The Swedish financial regulator has handed Skandinaviska Enskilda Banken AB a 1 billion kronor fine for failing to sufficiently identify the risk of money laundering in its Baltic operations. It also found that the Swedish lender had deficiencies in its governance and control of its Baltic subsidiaries' measures against money laundering.
"Despite the elevated risk of money laundering in the Baltics, the bank has done too little, too late," said Erik Thedéen, director general of Finansinspektionen.
Finansinspektionen's investigation, which covers SEB's operations from 2015 to the first quarter of 2019, shows that the bank's subsidiaries in the Baltics were exposed to an elevated risk of money laundering. At the same time, there were "deficiencies" in its controls to identify and manage money laundering risks associated with some of its non-resident customers as well as resident customers with foreign owners.
SEB's internal control functions and transaction monitoring had also not received sufficient resources, it found.
SEB admitted in November that it processed €25.8 billion of flows from "low-transparency" clients in Estonia between 2005 and 2018 that would not meet current standards of transparency nor have links to authentic business activity.
The bank said at the time it had taken "considerable measures" to reduce its risk exposure to money laundering and terminated a large number of customer relations following criticism from Estonia's financial supervisory authority over its handling of nonresident clients and information from an external whistleblower in 2006.

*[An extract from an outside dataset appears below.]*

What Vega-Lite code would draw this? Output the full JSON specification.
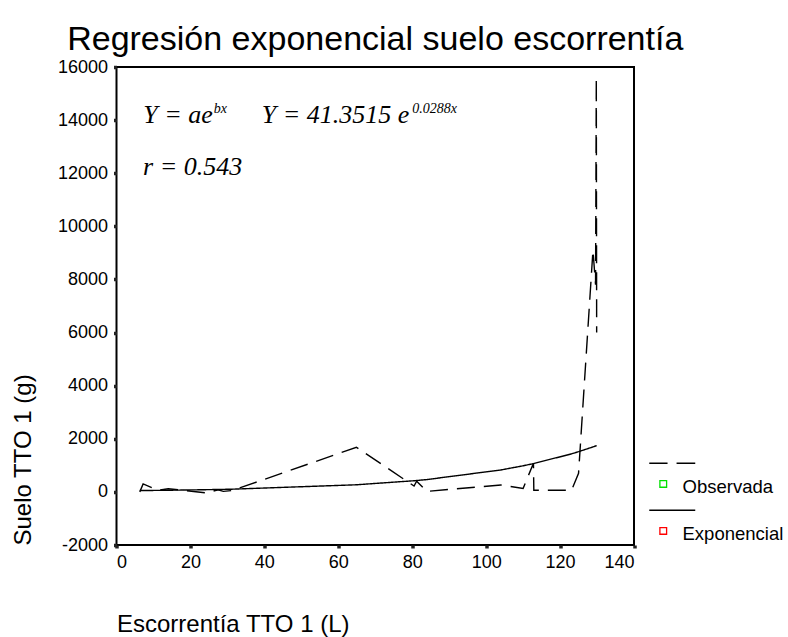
{
  "$schema": "https://vega.github.io/schema/vega-lite/v6.json",
  "width": 517.5,
  "height": 478,
  "autosize": {"type": "none"},
  "padding": {"left": 116.5, "top": 67, "right": 154, "bottom": 92},
  "background": "white",
  "title": {
    "text": "Regresión exponencial suelo escorrentía",
    "font": "Liberation Sans",
    "fontSize": 34,
    "fontWeight": "normal",
    "color": "black",
    "anchor": "middle",
    "baseline": "alphabetic",
    "offset": -26
  },
  "config": {
    "view": {"stroke": "black", "strokeWidth": 2},
    "axis": {
      "labelFont": "Liberation Sans",
      "labelFontSize": 18,
      "labelColor": "black",
      "titleFont": "Liberation Sans",
      "titleFontSize": 24,
      "titleFontWeight": "normal",
      "titleColor": "black",
      "grid": false,
      "domain": false,
      "tickColor": "#222",
      "tickSize": 3,
      "tickWidth": 3.5
    }
  },
  "layer": [
    {
      "data": {
        "values": [
          {"serie": "Observada", "x": 6.3, "y": 0},
          {"serie": "Observada", "x": 7.2, "y": 300},
          {"serie": "Observada", "x": 11.3, "y": 60},
          {"serie": "Observada", "x": 14.0, "y": 120},
          {"serie": "Observada", "x": 16.7, "y": 80},
          {"serie": "Observada", "x": 24.4, "y": -40},
          {"serie": "Observada", "x": 27.5, "y": 80},
          {"serie": "Observada", "x": 28.9, "y": 20},
          {"serie": "Observada", "x": 31.3, "y": 50},
          {"serie": "Observada", "x": 64.9, "y": 1680},
          {"serie": "Observada", "x": 80.5, "y": 220},
          {"serie": "Observada", "x": 81.2, "y": 400},
          {"serie": "Observada", "x": 84.0, "y": 20},
          {"serie": "Observada", "x": 104.0, "y": 260},
          {"serie": "Observada", "x": 110.0, "y": 130},
          {"serie": "Observada", "x": 112.8, "y": 1080},
          {"serie": "Observada", "x": 112.9, "y": 60},
          {"serie": "Observada", "x": 123.1, "y": 60},
          {"serie": "Observada", "x": 125.0, "y": 700},
          {"serie": "Observada", "x": 128.9, "y": 9100},
          {"serie": "Observada", "x": 129.6, "y": 7800},
          {"serie": "Observada", "x": 129.8, "y": 15600},
          {"serie": "Observada", "x": 129.9, "y": 6000},
          {"serie": "Exponencial", "x": 6.3, "y": 49.6},
          {"serie": "Exponencial", "x": 7.2, "y": 50.9},
          {"serie": "Exponencial", "x": 11.3, "y": 57.3},
          {"serie": "Exponencial", "x": 14.0, "y": 61.9},
          {"serie": "Exponencial", "x": 16.7, "y": 66.9},
          {"serie": "Exponencial", "x": 24.4, "y": 83.5},
          {"serie": "Exponencial", "x": 27.5, "y": 91.3},
          {"serie": "Exponencial", "x": 28.9, "y": 95.1},
          {"serie": "Exponencial", "x": 31.3, "y": 101.9},
          {"serie": "Exponencial", "x": 64.9, "y": 268.1},
          {"serie": "Exponencial", "x": 80.5, "y": 420.1},
          {"serie": "Exponencial", "x": 81.2, "y": 428.7},
          {"serie": "Exponencial", "x": 84.0, "y": 464.7},
          {"serie": "Exponencial", "x": 104.0, "y": 826.6},
          {"serie": "Exponencial", "x": 110.0, "y": 982.5},
          {"serie": "Exponencial", "x": 112.8, "y": 1065.0},
          {"serie": "Exponencial", "x": 112.9, "y": 1068.1},
          {"serie": "Exponencial", "x": 123.1, "y": 1432.6},
          {"serie": "Exponencial", "x": 125.0, "y": 1513.4},
          {"serie": "Exponencial", "x": 128.9, "y": 1693.3},
          {"serie": "Exponencial", "x": 129.6, "y": 1727.7},
          {"serie": "Exponencial", "x": 129.8, "y": 1737.7},
          {"serie": "Exponencial", "x": 129.9, "y": 1742.7}
        ]
      },
      "mark": {"type": "line", "strokeWidth": 1.4, "color": "black"},
      "encoding": {
        "x": {
          "field": "x",
          "type": "quantitative",
          "scale": {"domain": [0, 140], "nice": false, "zero": false},
          "axis": {
            "title": "Escorrentía TTO 1 (L)",
            "values": [0, 20, 40, 60, 80, 100, 120, 140],
            "labelExpr": "'' + datum.value",
            "titleAnchor": "start",
            "titleAlign": "left",
            "titlePadding": 41,
            "labelPadding": 5
          }
        },
        "y": {
          "field": "y",
          "type": "quantitative",
          "scale": {"domain": [-2000, 16000], "nice": false, "zero": false},
          "axis": {
            "title": "Suelo TTO 1 (g)",
            "values": [-2000, 0, 2000, 4000, 6000, 8000, 10000, 12000, 14000, 16000],
            "labelExpr": "'' + datum.value",
            "titleAnchor": "start",
            "titlePadding": 22,
            "labelPadding": 6
          }
        },
        "strokeDash": {
          "field": "serie",
          "type": "nominal",
          "scale": {"domain": ["Observada", "Exponencial"], "range": [[18, 9], [1, 0]]},
          "legend": null
        }
      }
    },
    {
      "data": {
        "values": [
          {"label": "Y = ae", "x": 7.25, "y": 13880},
          {"label": "Y = 41.3515 e", "x": 39.3, "y": 13880},
          {"label": "r = 0.543", "x": 7.2, "y": 11930}
        ]
      },
      "mark": {
        "type": "text",
        "align": "left",
        "baseline": "alphabetic",
        "font": "Liberation Serif",
        "fontStyle": "italic",
        "fontSize": 26,
        "color": "black"
      },
      "encoding": {
        "x": {"field": "x", "type": "quantitative"},
        "y": {"field": "y", "type": "quantitative"},
        "text": {"field": "label"}
      }
    },
    {
      "data": {
        "values": [
          {"label": "bx", "x": 26.3, "y": 14250},
          {"label": "0.0288x", "x": 80.0, "y": 14250}
        ]
      },
      "mark": {
        "type": "text",
        "align": "left",
        "baseline": "alphabetic",
        "font": "Liberation Serif",
        "fontStyle": "italic",
        "fontSize": 14,
        "color": "black"
      },
      "encoding": {
        "x": {"field": "x", "type": "quantitative"},
        "y": {"field": "y", "type": "quantitative"},
        "text": {"field": "label"}
      }
    },
    {
      "data": {
        "values": [
          {"k": "d"},
          {"k": "Observada"},
          {"k": "s"},
          {"k": "Exponencial"}
        ]
      },
      "transform": [{"filter": "false"}],
      "mark": {"type": "point", "filled": false, "opacity": 1, "strokeWidth": 1.3},
      "encoding": {
        "shape": {
          "field": "k",
          "type": "nominal",
          "scale": {
            "domain": ["d", "Observada", "s", "Exponencial"],
            "range": [
              "M-4.17,0H1.28M3.97,0H9.54",
              "M-1,-2H1V0H-1Z",
              "M-4.17,0H9.54",
              "M-1,-2H1V0H-1Z"
            ]
          },
          "legend": {
            "title": null,
            "orient": "none",
            "legendX": 537.5,
            "legendY": 387,
            "labelFont": "Liberation Sans",
            "labelFontSize": 18.5,
            "labelColor": "black",
            "labelOffset": 10,
            "symbolSize": 45,
            "symbolStrokeWidth": 1.3,
            "rowPadding": 4,
            "labelExpr": "datum.label == 'Observada' || datum.label == 'Exponencial' ? datum.label : ''"
          }
        },
        "color": {
          "field": "k",
          "type": "nominal",
          "scale": {
            "domain": ["d", "Observada", "s", "Exponencial"],
            "range": ["black", "#00e000", "black", "#ff0000"]
          },
          "legend": {
            "title": null,
            "orient": "none",
            "legendX": 537.5,
            "legendY": 387,
            "labelFont": "Liberation Sans",
            "labelFontSize": 18.5,
            "labelColor": "black",
            "labelOffset": 10,
            "symbolSize": 45,
            "symbolStrokeWidth": 1.3,
            "rowPadding": 4,
            "labelExpr": "datum.label == 'Observada' || datum.label == 'Exponencial' ? datum.label : ''"
          }
        }
      }
    }
  ]
}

Despite these efforts, Finansinspektionen found that SEB had failed to comply with legal requirements around anti-money laundering, and thus gave the bank a fine and a remark. It also ordered the Swedish operations to take measures to improve its transaction monitoring.
Conclusion of multiple investigations
Finansinspektionen's investigation was coordinated with regulatory authorities in Estonia, Latvia and Lithuania. SEB's Estonian unit also received a precept and a fine of €1 million from the Estonian financial supervisory authority for breaches of local anti-money laundering requirements.
The announcement marks an end to all investigations of SEB's anti-money laundering work by the Swedish and Baltic supervisory authorities, SEB said in a statement June 25.
CEO Johan Torgeby said SEB will now analyze the decision. "We always strive to adhere to current regulations and our high internal standards, and we continuously develop the bank's abilities to prevent, detect and report suspected money laundering and other types of financial crime. That work is of highest priority and will never end, not least since crime constantly finds new ways," he said.
The news comes after Finansinspektionen imposed a 4 billion kronor fine on Swedish peer Swedbank AB (publ) in March over similar failures after it had been linked to Danske Bank A/S's €200 billion money-laundering scandal in the Baltics.
Finansinspektionen was meant to release the findings of its investigation into SEB in April, but this deadline was postponed due to a change in prioritization amid the coronavirus crisis.
As of June 24, US$1 was equivalent to 9.33 Swedish kronor.